INSTRUCTIONS FOR THE TASK. Repeat the listing exactly as given, omitting every image.

# # # #

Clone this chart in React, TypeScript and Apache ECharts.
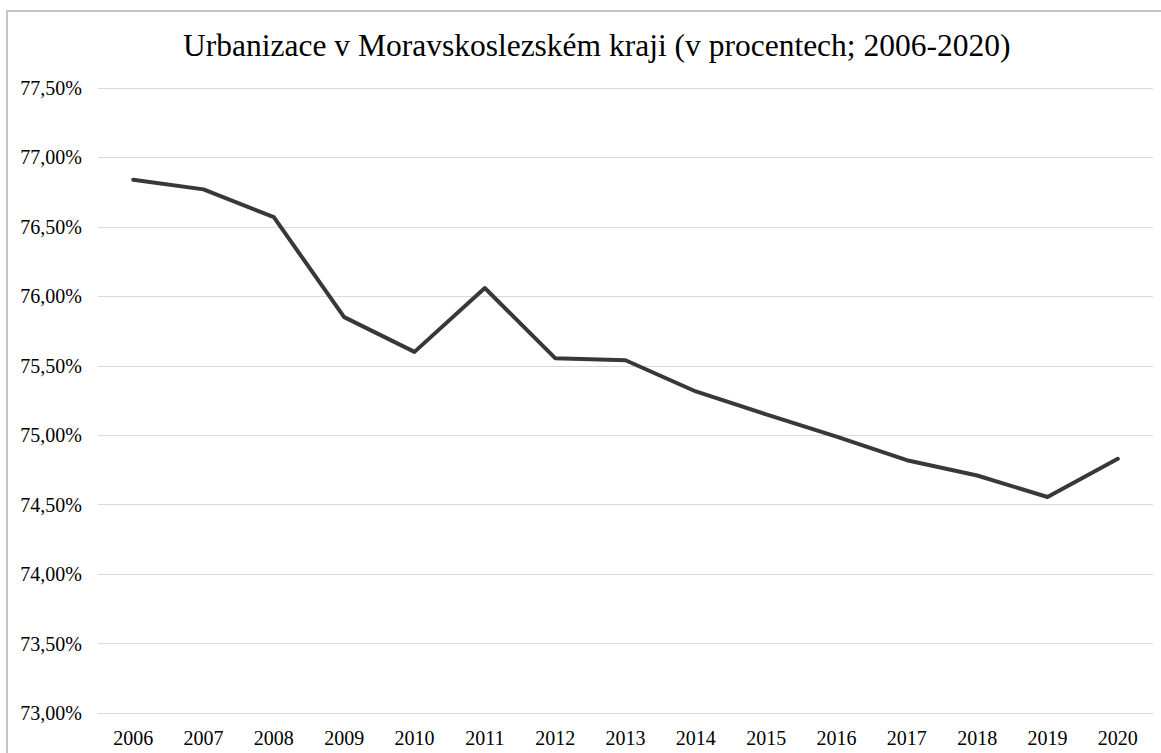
import React, { useEffect, useRef } from "react";
import * as echarts from "echarts";

const years = ["2006", "2007", "2008", "2009", "2010", "2011", "2012", "2013", "2014", "2015", "2016", "2017", "2018", "2019", "2020"];
const urbanization = [76.84, 76.77, 76.57, 75.85, 75.6, 76.06, 75.555, 75.54, 75.315, 75.15, 74.99, 74.82, 74.71, 74.555, 74.83];
const yMin = 73;
const yMax = 77.5;
const yStep = 0.5;
const titleText = "Urbanizace v Moravskoslezském kraji (v procentech; 2006-2020)";

const FONT = "'Liberation Serif', 'Times New Roman', serif";

export default function App() {
  const ref = useRef<HTMLDivElement>(null);
  useEffect(() => {
    if (!ref.current) return;
    const chart = echarts.init(ref.current, null, { renderer: "svg" });
    chart.setOption({
      animation: false,
      backgroundColor: "#ffffff",
      title: {
        text: titleText,
        left: 178,
        top: 24,
        textStyle: { fontFamily: FONT, fontSize: 31.5, fontWeight: "normal", color: "#000000" },
      },
      graphic: [
        {
          type: "rect",
          shape: { x: 7, y: 11, width: 1300, height: 900 },
          style: { fill: "none", stroke: "#c4c4c4", lineWidth: 2 },
          silent: true,
          z: 100,
        },
      ],
      grid: { left: 98, right: 8, top: 88, bottom: 40, containLabel: false },
      xAxis: {
        type: "category",
        data: years,
        boundaryGap: true,
        axisLine: { show: true, lineStyle: { color: "#d9d9d9", width: 1 } },
        axisTick: { show: false },
        axisLabel: { fontFamily: FONT, fontSize: 20, color: "#000000", margin: 15 },
      },
      yAxis: {
        type: "value",
        min: yMin,
        max: yMax,
        interval: yStep,
        axisLine: { show: false },
        axisTick: { show: false },
        splitLine: { lineStyle: { color: "#d9d9d9", width: 1 } },
        axisLabel: {
          fontFamily: FONT,
          fontSize: 20,
          color: "#000000",
          margin: 16,
          formatter: (v: number) => v.toFixed(2).replace(".", ",") + "%",
        },
      },
      series: [
        {
          type: "line",
          data: urbanization,
          symbol: "none",
          lineStyle: { color: "#383838", width: 4, cap: "round", join: "round" },
        },
      ],
    });
    return () => chart.dispose();
  }, []);
  return <div ref={ref} style={{ position: "fixed", left: 0, top: 0, width: 1161, height: 753 }} />;
}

# # # #

TASK RESULT.
Clone this chart in React, TypeScript and Apache ECharts.
import React, { useEffect, useRef } from "react";
import * as echarts from "echarts";

const years = ["2006", "2007", "2008", "2009", "2010", "2011", "2012", "2013", "2014", "2015", "2016", "2017", "2018", "2019", "2020"];
const urbanization = [76.84, 76.77, 76.57, 75.85, 75.6, 76.06, 75.555, 75.54, 75.315, 75.15, 74.99, 74.82, 74.71, 74.555, 74.83];
const yMin = 73;
const yMax = 77.5;
const yStep = 0.5;
const titleText = "Urbanizace v Moravskoslezském kraji (v procentech; 2006-2020)";

const FONT = "'Liberation Serif', 'Times New Roman', serif";

export default function App() {
  const ref = useRef<HTMLDivElement>(null);
  useEffect(() => {
    if (!ref.current) return;
    const chart = echarts.init(ref.current, null, { renderer: "svg" });
    chart.setOption({
      animation: false,
      backgroundColor: "#ffffff",
      title: {
        text: titleText,
        left: 178,
        top: 24,
        textStyle: { fontFamily: FONT, fontSize: 31.5, fontWeight: "normal", color: "#000000" },
      },
      graphic: [
        {
          type: "rect",
          shape: { x: 7, y: 11, width: 1300, height: 900 },
          style: { fill: "none", stroke: "#c4c4c4", lineWidth: 2 },
          silent: true,
          z: 100,
        },
      ],
      grid: { left: 98, right: 8, top: 88, bottom: 40, containLabel: false },
      xAxis: {
        type: "category",
        data: years,
        boundaryGap: true,
        axisLine: { show: true, lineStyle: { color: "#d9d9d9", width: 1 } },
        axisTick: { show: false },
        axisLabel: { fontFamily: FONT, fontSize: 20, color: "#000000", margin: 15 },
      },
      yAxis: {
        type: "value",
        min: yMin,
        max: yMax,
        interval: yStep,
        axisLine: { show: false },
        axisTick: { show: false },
        splitLine: { lineStyle: { color: "#d9d9d9", width: 1 } },
        axisLabel: {
          fontFamily: FONT,
          fontSize: 20,
          color: "#000000",
          margin: 16,
          formatter: (v: number) => v.toFixed(2).replace(".", ",") + "%",
        },
      },
      series: [
        {
          type: "line",
          data: urbanization,
          symbol: "none",
          lineStyle: { color: "#383838", width: 4, cap: "round", join: "round" },
        },
      ],
    });
    return () => chart.dispose();
  }, []);
  return <div ref={ref} style={{ position: "fixed", left: 0, top: 0, width: 1161, height: 753 }} />;
}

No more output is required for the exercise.